The Court distinguished cell phones as “minicomputers,” often containing diverse information that “reveal more in combination than any isolated record.” Slip op. at 18. The Court discussed, more clearly than it ever had before, the distinction between ordinary physical objects—e.g., a diary or a letter—and electronic information stored in a cell phone or other comparable device. Chief Justice Roberts noted that there was both a quantitative and qualitative difference between the information stored on a cell phone and the information typically contained in compact physical storage. Not only is the information quantitatively greater, but often qualitatively more descriptive and personal.

The Court summarily rejected the government’s arguments to allow warrantless searches of an arrestee’s cell phone for officer safety or evidence preservation purposes. In rejecting these arguments, the Court emphasized that electronic data rarely, if ever, presents physical threats to an officer. Furthermore, the government employs a multitude of methods to preserve electronic information without a warrantless search. Recognizing the limitations that the ruling imposes, though, the Court held that officers have one option to search a cell phone without a warrant: in truly extraordinary circumstances where officers have reason to expect that electronic data presents imminent dangers, such as locating a missing child or foiling dangerous plots.

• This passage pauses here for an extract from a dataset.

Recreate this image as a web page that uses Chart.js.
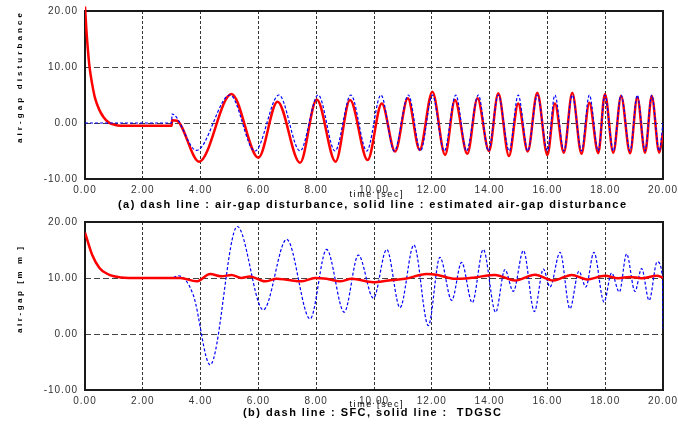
<!DOCTYPE html>
<html>
<head>
<meta charset="utf-8">
<script src="https://cdn.jsdelivr.net/npm/chart.js@4.4.0/dist/chart.umd.min.js"></script>
<style>
  html, body { margin: 0; padding: 0; background: #fff; }
  #wrap { position: relative; width: 678px; height: 424px; }
  canvas { position: absolute; left: 0; }
</style>
</head>
<body>
<div id="wrap">
  <canvas id="c1" width="678" height="212" style="top:0"></canvas>
  <canvas id="c2" width="678" height="212" style="top:212px"></canvas>
</div>
<script>
// ---------- tick labels ----------
const xTickLabels = ['0.00','2.00','4.00','6.00','8.00','10.00','12.00','14.00','16.00','18.00','20.00'];
const yTickValues = [-10, 0, 10, 20];
const yTickLabels = ['-10.00','0.00','10.00','20.00'];

// ---------- (a) air-gap disturbance (dash) and its estimate (solid) ----------
const distT = [0, 3.0, 3.01, 3.86, 5.02, 5.88, 6.71, 7.44, 8.07, 8.65, 9.2, 9.75, 10.24, 10.7, 11.19, 11.61,
  12.02, 12.43, 12.83, 13.2, 13.61, 13.96, 14.3, 14.68, 14.99, 15.32, 15.65, 16.0, 16.26, 16.57, 16.86, 17.18,
  17.45, 17.76, 17.99, 18.28, 18.55, 18.86, 19.11, 19.38, 19.61, 19.87, 20];
const distV = [0, 0, 1.6, -4.9, 5, -5, 5, -5, 5, -5, 5, -5, 5, -5, 5, -5,
  5, -5, 5, -5, 5, -5, 5, -5, 5, -5, 5, -5, 5, -5, 5, -5,
  5, -5, 5, -5, 5, -5, 5, -5, 5, -5, 0];

const estT = [0, 0.05, 0.1, 0.15, 0.25, 0.35, 0.5, 0.65, 0.8, 1.0, 1.25, 3.0, 3.01, 3.18, 3.95,
  5.07, 6.0, 6.66, 7.44, 8.02, 8.67, 9.17, 9.78, 10.27, 10.73, 11.17, 11.58, 12.02, 12.46, 12.8, 13.23,
  13.58, 13.98, 14.3, 14.67, 14.99, 15.32, 15.65, 16.0, 16.26, 16.57, 16.86, 17.18, 17.45, 17.76, 17.99,
  18.28, 18.55, 18.86, 19.11, 19.38, 19.61, 19.87, 20];
const estV = [20.8, 16.5, 13.1, 10.3, 6.9, 4.4, 2.3, 1.0, 0.2, -0.3, -0.5, -0.5, 0.5, 0.4, -6.9,
  5.2, -6.2, 3.8, -7.1, 4.2, -6.9, 4.1, -6.6, 3.5, -5.1, 4.4, -4.8, 5.6, -5.7, 4.1, -5.5,
  4.4, -5.0, 5.3, -5.9, 3.5, -5.1, 5.4, -5.7, 3.5, -5.3, 5.4, -5.5, 3.6, -5.4, 5.2,
  -5.3, 4.8, -5.4, 4.6, -5.3, 4.8, -5.3, -1.8];

// ---------- (b) air-gap with SFC (dash) and TDGSC (solid) ----------
const sfcT = [0, 0.25, 0.5, 0.75, 1.0, 1.5, 3.0, 3.23, 3.75, 4.33, 5.27, 6.17, 6.98, 7.79, 8.36, 8.97,
  9.46, 9.98, 10.44, 10.9, 11.38, 11.88, 12.28, 12.69, 13.03, 13.4, 13.78, 14.21, 14.53, 14.82, 15.17,
  15.55, 15.86, 16.09, 16.44, 16.78, 17.09, 17.33, 17.61, 17.96, 18.22, 18.49, 18.74, 19.03, 19.26,
  19.52, 19.8, 19.98, 20];
const sfcV = [18.1, 14.1, 11.8, 10.8, 10.3, 10.0, 10.0, 10.4, 6.9, -5.5, 19.2, 4.3, 16.9, 2.7, 15.1, 3.9,
  14.1, 6.4, 15.1, 4.7, 15.9, 1.5, 13.7, 6.0, 12.8, 5.6, 15.1, 3.9, 11.5, 7.6, 14.9,
  4.0, 11.6, 8.4, 14.6, 4.5, 11.2, 8.4, 14.6, 5.7, 10.9, 7.5, 14.3, 7.6, 11.7,
  6.0, 12.9, 10.2, 0.8];

const tdgT = [0, 0.25, 0.5, 0.75, 1.0, 1.5, 3.3, 3.86, 4.33, 4.73, 5.07, 5.4, 5.7, 6.23, 6.63, 6.97,
  7.5, 7.96, 8.36, 8.82, 9.23, 9.98, 10.5, 11.07, 11.82, 12.2, 12.8, 13.15, 13.49, 14.19, 14.88,
  15.57, 16.2, 16.84, 17.37, 17.99, 18.45, 18.86, 19.26, 19.79, 20];
const tdgV = [18.1, 14.1, 11.8, 10.8, 10.3, 10.0, 10.0, 9.4, 10.7, 10.3, 10.55, 10.0, 10.27, 9.4, 9.85, 9.7,
  9.4, 10.0, 9.85, 9.4, 9.85, 9.25, 9.55, 9.85, 10.7, 10.55, 9.85, 9.9, 10.1, 10.55, 9.55,
  10.6, 9.55, 10.55, 9.75, 10.4, 9.95, 10.2, 9.95, 10.4, 10.05];

const pts = (t, v) => t.map((x, i) => ({ x, y: v[i] }));

// text spread to a given length, like the letter-spaced lettering of the original
function spaced(ctx, text, cx, cy, len, font, rot) {
  ctx.save();
  ctx.font = font;
  ctx.fillStyle = '#000';
  ctx.textBaseline = 'middle';
  ctx.textAlign = 'left';
  if ('letterSpacing' in ctx) ctx.letterSpacing = '0px';
  ctx.translate(cx, cy);
  if (rot) ctx.rotate(rot);
  const chars = [...text];
  const ws = chars.map(c => ctx.measureText(c).width);
  const gap = (len - ws.reduce((a, b) => a + b, 0)) / (chars.length - 1);
  let x = -len / 2;
  chars.forEach((c, i) => { ctx.fillText(c, x, 0); x += ws[i] + gap; });
  ctx.restore();
}

const framePlugin = {
  id: 'frame',
  beforeDraw(chart) {
    if ('letterSpacing' in chart.ctx) chart.ctx.letterSpacing = '1px';
  },
  beforeDatasetsDraw(chart) {
    const { ctx, chartArea: a } = chart;
    ctx.save();
    ctx.lineWidth = 2;
    ctx.strokeStyle = '#1a1a1a';
    ctx.strokeRect(a.left, a.top, a.right - a.left, a.bottom - a.top);
    ctx.restore();
  },
  afterDraw(chart, args, o) {
    const ctx = chart.ctx;
    spaced(ctx, o.yTitle, 20, o.yTitleY, o.yTitleLen, 'bold 8px "Liberation Sans"', -Math.PI / 2);
    spaced(ctx, 'time [sec]', 376, o.timeY, 53, '9px "Liberation Sans"');
    spaced(ctx, o.caption, 372, o.capY, o.capLen, 'bold 11px "Liberation Sans"');
  }
};

function makeChart(id, sets, padTop, xHeight, text) {
  return new Chart(document.getElementById(id), {
    type: 'line',
    data: { datasets: sets },
    plugins: [framePlugin],
    options: {
      responsive: false,
      animation: false,
      devicePixelRatio: 1,
      layout: { padding: { top: padTop, right: 15, bottom: 0, left: 0 } },
      elements: { point: { radius: 0 }, line: { cubicInterpolationMode: 'monotone' } },
      plugins: { legend: { display: false }, tooltip: { enabled: false }, frame: text },
      scales: {
        x: {
          type: 'linear', min: 0, max: 20,
          ticks: { stepSize: 2, autoSkip: false, maxRotation: 0, padding: 5, color: '#333',
                   font: { family: 'Liberation Sans', size: 10 },
                   callback: (v, i) => xTickLabels[i] },
          grid: { color: '#333', lineWidth: 1, drawTicks: false },
          border: { display: false, dash: [3, 2] },
          afterFit: s => { s.height = xHeight; s.paddingLeft = 0; s.paddingRight = 0; }
        },
        y: {
          min: -10, max: 20,
          ticks: { stepSize: 10, padding: 7, color: '#333',
                   font: { family: 'Liberation Sans', size: 10 },
                   callback: v => yTickLabels[yTickValues.indexOf(v)] },
          grid: { color: '#444', lineWidth: 1, drawTicks: false },
          border: { display: false, dash: [6, 3] },
          afterFit: s => { s.width = 85; s.paddingTop = 0; s.paddingBottom = 0; }
        }
      }
    }
  });
}

makeChart('c1', [
  { label: 'air-gap disturbance', data: pts(distT, distV), borderColor: '#0000ff',
    borderWidth: 1.2, borderDash: [3, 2], order: 0 },
  { label: 'estimated air-gap disturbance', data: pts(estT, estV), borderColor: '#ff0000',
    borderWidth: 2.5, order: 1, clip: { left: 0, top: 6, right: 0, bottom: 0 } }
], 11, 33, {
  yTitle: 'air-gap disturbance', yTitleY: 78, yTitleLen: 130,
  timeY: 195, capY: 205, capLen: 508,
  caption: '(a) dash line : air-gap disturbance, solid line : estimated air-gap disturbance'
});

makeChart('c2', [
  { label: 'SFC', data: pts(sfcT, sfcV), borderColor: '#0000ff',
    borderWidth: 1.2, borderDash: [3, 2], order: 1 },
  { label: 'TDGSC', data: pts(tdgT, tdgV), borderColor: '#ff0000',
    borderWidth: 2.5, order: 0 }
], 10, 34, {
  yTitle: 'air-gap [m m ]', yTitleY: 78, yTitleLen: 86,
  timeY: 193, capY: 201, capLen: 258,
  caption: '(b) dash line : SFC, solid line :  TDGSC'
});
</script>
</body>
</html>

Id. at 11-12, 15.  But even then, the Court explained, those “exigent” circumstances justifying an exception to the warrant requirement would have to satisfy a judge after the fact.

While the type of technology incorporated into a cell phone was the rationale behind this ruling, its constitutional foundation was the Founding generation’s fear of the British practice of general searches. In rejecting the government’s argument that it could employ protocols to limit the scope of warrantless searches into an arrestee’s electronic data, the Court noted that the “Founders did not fight a revolution to gain the right to government agency protocols.” Id. at 22. The fact that modern technology allows an individual to access personal information on demand “does not make the information any less worthy of the protection for which the Founders fought.”  Id. at 28.